The citizenship-by-investment scheme remains the elephant in the room. Foreign buyers seeking Turkish residency have fundamentally altered demand patterns across the city. Downtown Beyoğlu, once accessible to young professionals, now sees apartments trading at $4,000–$5,000 per square metre. Meanwhile, emerging neighbourhoods like Şişli have begun their inevitable climb, with savvy investors positioning themselves ahead of inevitable price growth. On the Asian side, Kadıköy continues attracting both domestic and international buyers, creating competitive bidding wars even for modest units.
For Turkish first-time buyers, the financial reality is stark. Government grants exist through various municipal schemes, but their scope remains narrow. The most practical avenue remains securing a mortgage through Turkish banks, where current rates hover around 25–30% annually—substantially higher than global peers and placing monthly payments beyond reach for many young professionals earning median salaries.
Key neighbourhoods tell different stories. In Sisli, near Osmanbey metro station, studio apartments start around $180,000–$220,000. Kadıköy's waterfront areas near Moda command premiums, while outer zones like Büyükçekmece offer relative affordability—though they sacrifice urban convenience. Besiktas remains aspirational for most first-timers; purchasing power here requires either significant family support or foreign income sources.
What's changed most dramatically in the past 18 months is the velocity of price appreciation. Properties listed at $2.2 million six months ago now command $2.4–$2.5 million. This isn't speculative bubble behaviour—it reflects genuine structural demand from international investors, limited available stock in premium zones, and currency depreciation pressures that make dollar-denominated purchases increasingly expensive for local buyers.
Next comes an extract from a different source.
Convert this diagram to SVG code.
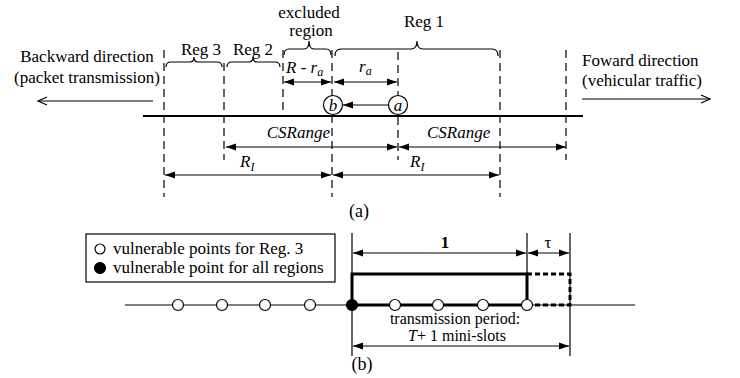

First-time buyers should focus on emerging corridors along metro extensions, particularly around new Marmaray stations, where prices remain $1,800–$2,200 per square metre. Neighbourhoods like Pendik and Tuzla offer 20–30% discounts to comparable central units, with improving transport links gradually bridging the urban gap.
The uncomfortable truth: traditional grants won't bridge Istanbul's affordability gap. Young buyers must either pursue foreign income strategies, negotiate family co-investment, or shift geographic expectations eastward. The market isn't broken—it's simply repriced for a fundamentally different buyer profile than existed three years ago.